Huguenot origin for Kent Cree line

I have been aware for some time of Cree families in and around Canterbury, Kent, England, in the Eighteenth and Nineteenth Century. Shelagh Mason and her mother, assiduous transcribers of records in the Canterbury had found a 1753 marriage of a Peter Cree and an 1868 marriage of a Mary Ann Cree. Shelagh also sent me an entry from the 1861 Census showing James and Jane Cree living in Canturbury with their three young daughters.

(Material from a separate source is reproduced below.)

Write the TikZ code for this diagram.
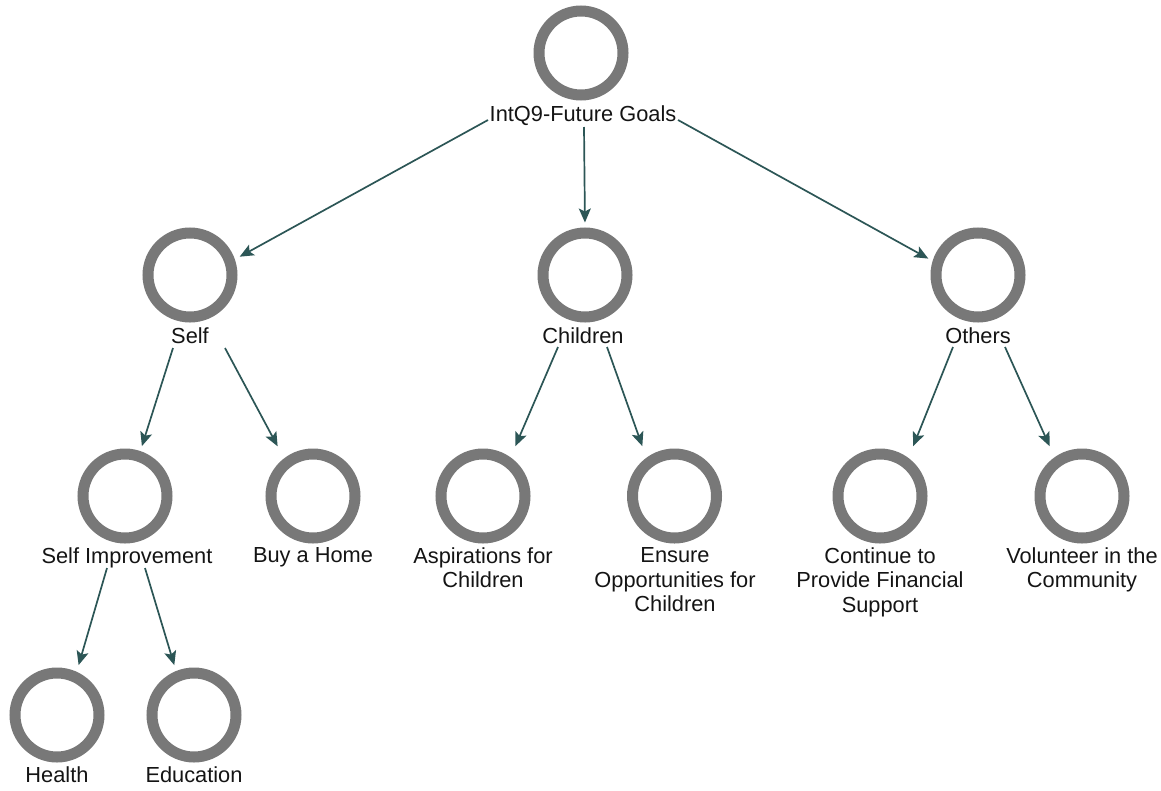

By 1881 only two members of this family named Cree remained in the area. They lived at Waldershare as servants of the Earl of Guildford. Edwin Cree was an 18-year-old "hall boy" and Walter Cree, aged 15, was a groom. Both were born at Canterbury. I had also deduced from Trevor Cree's index to Cree Births, Marriages and Deaths, that a Henry Cree had moved from Canterbury to Suffolk. In 1881 he was shown as a boarder in Beccles, Suffolk, aged 21 and born Canterbury, Kent. He was a journeyman carpenter.

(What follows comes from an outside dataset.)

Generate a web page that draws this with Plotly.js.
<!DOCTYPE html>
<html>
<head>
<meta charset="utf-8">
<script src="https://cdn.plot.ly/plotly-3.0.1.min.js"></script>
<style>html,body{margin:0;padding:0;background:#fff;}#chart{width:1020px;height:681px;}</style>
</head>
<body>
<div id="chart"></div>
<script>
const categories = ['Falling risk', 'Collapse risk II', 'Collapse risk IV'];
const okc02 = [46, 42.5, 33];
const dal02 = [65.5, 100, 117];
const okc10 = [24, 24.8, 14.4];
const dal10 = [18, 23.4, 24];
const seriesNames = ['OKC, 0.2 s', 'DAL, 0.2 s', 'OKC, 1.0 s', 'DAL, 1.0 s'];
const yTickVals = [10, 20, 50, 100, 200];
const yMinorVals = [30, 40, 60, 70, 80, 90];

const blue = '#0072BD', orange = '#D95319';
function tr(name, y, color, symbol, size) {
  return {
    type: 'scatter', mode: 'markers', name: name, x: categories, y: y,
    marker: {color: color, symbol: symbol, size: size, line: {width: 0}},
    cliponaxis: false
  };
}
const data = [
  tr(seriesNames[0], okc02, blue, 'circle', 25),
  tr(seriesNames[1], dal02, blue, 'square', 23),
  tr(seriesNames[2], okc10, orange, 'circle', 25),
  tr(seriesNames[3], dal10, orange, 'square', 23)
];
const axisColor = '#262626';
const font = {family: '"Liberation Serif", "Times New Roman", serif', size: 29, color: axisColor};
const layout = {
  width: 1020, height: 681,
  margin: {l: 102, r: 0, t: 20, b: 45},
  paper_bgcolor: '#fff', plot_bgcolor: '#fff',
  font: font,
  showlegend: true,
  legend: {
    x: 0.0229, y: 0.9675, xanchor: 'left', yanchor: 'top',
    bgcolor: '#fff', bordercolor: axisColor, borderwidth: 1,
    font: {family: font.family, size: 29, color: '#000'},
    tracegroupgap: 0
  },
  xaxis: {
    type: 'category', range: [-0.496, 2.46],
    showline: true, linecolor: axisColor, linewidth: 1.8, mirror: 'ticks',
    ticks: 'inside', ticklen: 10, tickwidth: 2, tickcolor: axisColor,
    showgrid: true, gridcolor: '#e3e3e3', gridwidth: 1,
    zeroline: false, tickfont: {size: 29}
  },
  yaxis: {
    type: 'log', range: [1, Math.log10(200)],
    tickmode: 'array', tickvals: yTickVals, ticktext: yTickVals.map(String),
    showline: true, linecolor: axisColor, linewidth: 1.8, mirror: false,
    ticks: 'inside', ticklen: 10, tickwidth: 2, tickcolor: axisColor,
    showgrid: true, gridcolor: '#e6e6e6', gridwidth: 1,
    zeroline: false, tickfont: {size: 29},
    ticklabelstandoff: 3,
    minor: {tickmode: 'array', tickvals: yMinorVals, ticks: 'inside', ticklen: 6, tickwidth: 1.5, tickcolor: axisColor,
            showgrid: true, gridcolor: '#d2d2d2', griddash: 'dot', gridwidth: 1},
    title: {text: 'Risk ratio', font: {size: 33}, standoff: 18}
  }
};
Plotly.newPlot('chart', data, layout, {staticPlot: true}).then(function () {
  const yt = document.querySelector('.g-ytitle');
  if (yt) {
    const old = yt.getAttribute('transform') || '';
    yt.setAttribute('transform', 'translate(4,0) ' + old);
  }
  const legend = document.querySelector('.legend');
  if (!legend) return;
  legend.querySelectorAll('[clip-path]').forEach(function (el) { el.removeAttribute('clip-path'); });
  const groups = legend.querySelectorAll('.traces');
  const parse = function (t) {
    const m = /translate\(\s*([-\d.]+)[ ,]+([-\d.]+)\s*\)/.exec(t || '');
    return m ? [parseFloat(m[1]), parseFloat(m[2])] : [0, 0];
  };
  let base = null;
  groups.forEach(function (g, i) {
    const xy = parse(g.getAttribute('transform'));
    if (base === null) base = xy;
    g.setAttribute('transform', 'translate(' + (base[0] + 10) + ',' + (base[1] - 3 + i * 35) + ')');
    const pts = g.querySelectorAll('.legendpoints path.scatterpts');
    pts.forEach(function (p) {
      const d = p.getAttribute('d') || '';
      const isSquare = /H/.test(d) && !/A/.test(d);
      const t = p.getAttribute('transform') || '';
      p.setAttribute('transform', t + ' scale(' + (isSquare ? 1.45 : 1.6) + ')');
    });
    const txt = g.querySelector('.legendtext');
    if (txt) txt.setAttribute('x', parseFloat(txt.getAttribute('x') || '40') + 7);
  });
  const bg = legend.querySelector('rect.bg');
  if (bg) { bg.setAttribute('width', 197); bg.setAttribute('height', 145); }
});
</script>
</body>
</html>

I had tried many times but without success to find a link between this isolated group of Crees and any of our main Cree lines of England, Scotland and Ireland.

Now, out of the blue comes an email from Monica Baker with a full genealogy of this Kentish line of Crees. It turns out that their surname Cree derives, by at least two spelling changes, from the French Carré. The oldest progenitor it seems was Pierre Jacob Carré or Carey. The line descends through his son Jacob Corree to Samuel Coree or Carey (1776-1831). Samuel and his wife Sarah Pelham had fourteen children who were called variously Carey, Coree (and even Corée) and Cree.

Two of the sons of Samuel and Sarah became Cree by the time they married and their children were all called Cree, including Edwin, Walter and Henry James who are the three Crees I had known about, and who from Monica Baker's genealogy turn out to be brothers.

I am now adding this Kentish Cree line to the Cree Genealogy Database and then it will be included, with its own chart in the Detailed Genealogies part of this web site.